→ **Direction**
Give the count of lines in the data that include the string "this", with no added remarks.

****************************************

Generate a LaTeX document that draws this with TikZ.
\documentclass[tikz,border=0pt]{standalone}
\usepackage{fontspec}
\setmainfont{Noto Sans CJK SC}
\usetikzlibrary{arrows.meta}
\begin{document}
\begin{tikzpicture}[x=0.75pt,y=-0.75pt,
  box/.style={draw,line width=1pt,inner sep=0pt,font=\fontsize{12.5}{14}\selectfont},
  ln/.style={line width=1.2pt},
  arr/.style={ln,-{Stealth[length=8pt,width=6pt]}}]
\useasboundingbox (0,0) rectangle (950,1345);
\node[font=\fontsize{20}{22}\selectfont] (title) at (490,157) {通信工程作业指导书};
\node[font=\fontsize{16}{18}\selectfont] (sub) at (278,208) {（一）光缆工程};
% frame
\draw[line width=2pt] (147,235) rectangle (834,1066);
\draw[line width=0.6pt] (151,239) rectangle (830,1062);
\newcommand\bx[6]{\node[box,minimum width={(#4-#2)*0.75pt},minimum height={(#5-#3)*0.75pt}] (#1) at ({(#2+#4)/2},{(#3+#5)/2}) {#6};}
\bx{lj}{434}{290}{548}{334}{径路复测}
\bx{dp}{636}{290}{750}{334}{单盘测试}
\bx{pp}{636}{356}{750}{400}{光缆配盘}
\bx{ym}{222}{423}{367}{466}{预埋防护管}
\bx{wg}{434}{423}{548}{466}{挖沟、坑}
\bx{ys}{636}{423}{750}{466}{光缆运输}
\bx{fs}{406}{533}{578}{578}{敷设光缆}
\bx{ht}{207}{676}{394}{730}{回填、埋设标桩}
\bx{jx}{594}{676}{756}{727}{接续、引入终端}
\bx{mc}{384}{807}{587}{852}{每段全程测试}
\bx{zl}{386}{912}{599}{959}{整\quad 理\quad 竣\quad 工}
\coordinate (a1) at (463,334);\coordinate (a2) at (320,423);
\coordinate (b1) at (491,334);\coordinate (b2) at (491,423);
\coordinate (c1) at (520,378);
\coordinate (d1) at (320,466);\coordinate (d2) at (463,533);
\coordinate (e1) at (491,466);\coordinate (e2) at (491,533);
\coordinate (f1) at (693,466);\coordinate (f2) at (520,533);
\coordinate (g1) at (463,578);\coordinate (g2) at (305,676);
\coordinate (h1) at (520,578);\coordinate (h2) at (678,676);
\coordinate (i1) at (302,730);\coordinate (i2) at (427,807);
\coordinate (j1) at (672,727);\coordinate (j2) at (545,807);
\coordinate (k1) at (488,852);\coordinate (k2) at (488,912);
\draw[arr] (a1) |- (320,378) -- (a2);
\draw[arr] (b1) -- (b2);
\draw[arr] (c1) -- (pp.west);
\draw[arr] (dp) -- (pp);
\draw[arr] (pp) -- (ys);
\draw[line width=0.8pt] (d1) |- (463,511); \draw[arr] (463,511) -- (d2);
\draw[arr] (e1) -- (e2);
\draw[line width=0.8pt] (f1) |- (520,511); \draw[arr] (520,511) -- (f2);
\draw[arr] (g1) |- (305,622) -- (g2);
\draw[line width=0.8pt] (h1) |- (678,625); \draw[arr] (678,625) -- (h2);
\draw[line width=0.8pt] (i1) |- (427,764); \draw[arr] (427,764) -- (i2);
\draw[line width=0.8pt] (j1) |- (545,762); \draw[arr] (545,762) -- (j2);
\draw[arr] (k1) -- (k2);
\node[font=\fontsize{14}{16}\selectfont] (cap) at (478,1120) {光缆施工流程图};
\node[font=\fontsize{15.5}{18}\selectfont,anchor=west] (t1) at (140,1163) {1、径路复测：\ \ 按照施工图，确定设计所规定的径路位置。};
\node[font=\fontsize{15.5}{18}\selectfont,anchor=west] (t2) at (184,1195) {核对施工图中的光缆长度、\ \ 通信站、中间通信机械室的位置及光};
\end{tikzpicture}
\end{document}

****************************************

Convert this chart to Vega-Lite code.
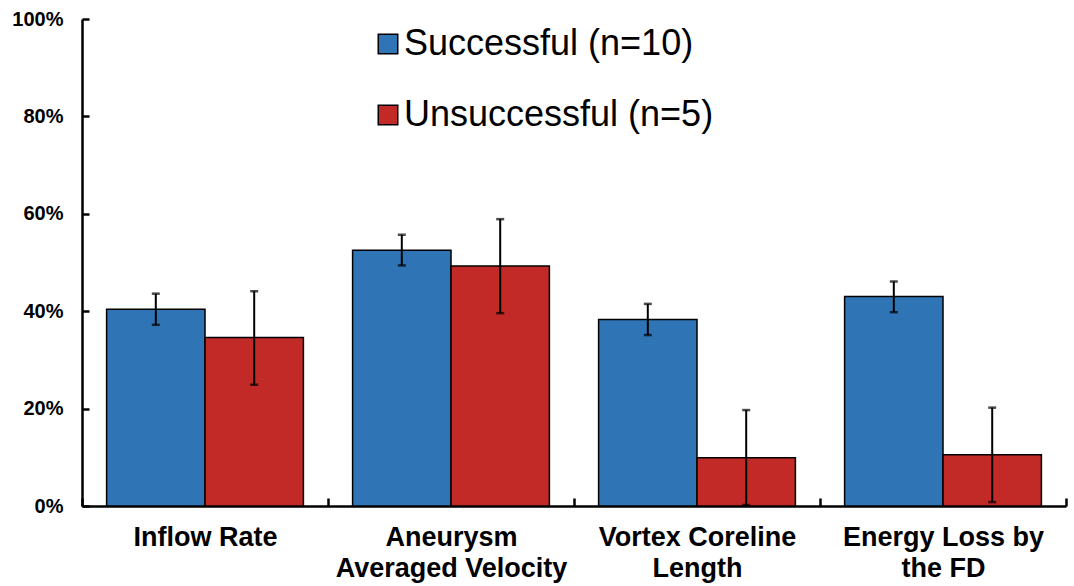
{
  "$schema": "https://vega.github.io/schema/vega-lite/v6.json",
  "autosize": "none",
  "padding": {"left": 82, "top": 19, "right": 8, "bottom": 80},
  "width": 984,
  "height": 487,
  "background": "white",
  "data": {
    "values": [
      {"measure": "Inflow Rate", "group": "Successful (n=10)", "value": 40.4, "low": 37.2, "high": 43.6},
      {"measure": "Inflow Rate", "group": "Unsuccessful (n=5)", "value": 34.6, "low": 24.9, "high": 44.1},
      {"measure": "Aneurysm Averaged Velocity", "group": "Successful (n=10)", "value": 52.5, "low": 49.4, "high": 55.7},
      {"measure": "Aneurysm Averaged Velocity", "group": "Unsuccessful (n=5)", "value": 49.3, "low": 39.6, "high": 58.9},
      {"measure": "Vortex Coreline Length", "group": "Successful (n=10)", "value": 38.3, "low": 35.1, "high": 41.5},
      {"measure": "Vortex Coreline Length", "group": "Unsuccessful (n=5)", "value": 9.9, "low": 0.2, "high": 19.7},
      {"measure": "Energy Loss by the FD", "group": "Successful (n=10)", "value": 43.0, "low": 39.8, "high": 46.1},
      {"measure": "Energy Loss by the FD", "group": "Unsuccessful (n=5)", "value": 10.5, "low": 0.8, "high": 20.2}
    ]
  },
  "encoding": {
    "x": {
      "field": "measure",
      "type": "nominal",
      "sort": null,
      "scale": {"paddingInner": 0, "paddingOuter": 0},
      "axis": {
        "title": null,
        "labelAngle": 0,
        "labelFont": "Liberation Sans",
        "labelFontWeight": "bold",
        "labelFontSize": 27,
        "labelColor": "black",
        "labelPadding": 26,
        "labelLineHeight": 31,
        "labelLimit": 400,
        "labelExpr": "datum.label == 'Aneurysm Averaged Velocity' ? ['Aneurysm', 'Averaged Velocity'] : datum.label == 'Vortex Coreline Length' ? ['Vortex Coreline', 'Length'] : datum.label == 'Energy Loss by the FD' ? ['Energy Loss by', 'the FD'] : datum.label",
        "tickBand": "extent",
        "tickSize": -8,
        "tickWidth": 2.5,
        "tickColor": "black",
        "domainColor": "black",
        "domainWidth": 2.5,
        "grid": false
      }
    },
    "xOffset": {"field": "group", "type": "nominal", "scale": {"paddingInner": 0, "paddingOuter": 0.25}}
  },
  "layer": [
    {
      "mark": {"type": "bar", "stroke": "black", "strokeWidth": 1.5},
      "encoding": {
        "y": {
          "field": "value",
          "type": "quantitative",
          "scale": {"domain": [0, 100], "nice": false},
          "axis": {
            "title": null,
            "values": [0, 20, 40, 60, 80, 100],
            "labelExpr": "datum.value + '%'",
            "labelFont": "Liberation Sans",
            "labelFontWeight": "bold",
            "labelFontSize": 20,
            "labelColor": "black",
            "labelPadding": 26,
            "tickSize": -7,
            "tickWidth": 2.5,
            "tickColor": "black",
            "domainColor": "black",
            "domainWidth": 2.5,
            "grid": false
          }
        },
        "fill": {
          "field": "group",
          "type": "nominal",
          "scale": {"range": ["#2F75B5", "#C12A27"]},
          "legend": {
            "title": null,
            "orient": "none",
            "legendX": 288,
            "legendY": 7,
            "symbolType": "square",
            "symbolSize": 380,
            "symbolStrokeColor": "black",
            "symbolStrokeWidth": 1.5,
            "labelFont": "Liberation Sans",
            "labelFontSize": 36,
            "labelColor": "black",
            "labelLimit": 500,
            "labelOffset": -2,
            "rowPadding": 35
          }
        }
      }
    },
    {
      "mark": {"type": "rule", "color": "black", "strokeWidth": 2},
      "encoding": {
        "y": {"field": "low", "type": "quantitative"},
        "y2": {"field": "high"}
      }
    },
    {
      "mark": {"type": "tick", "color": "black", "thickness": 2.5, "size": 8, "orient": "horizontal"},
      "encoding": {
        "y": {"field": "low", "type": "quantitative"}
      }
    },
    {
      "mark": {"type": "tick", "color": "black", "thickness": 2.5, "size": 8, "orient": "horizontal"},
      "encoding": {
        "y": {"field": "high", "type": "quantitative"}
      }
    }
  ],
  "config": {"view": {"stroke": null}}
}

****************************************

→ **Final answer**
2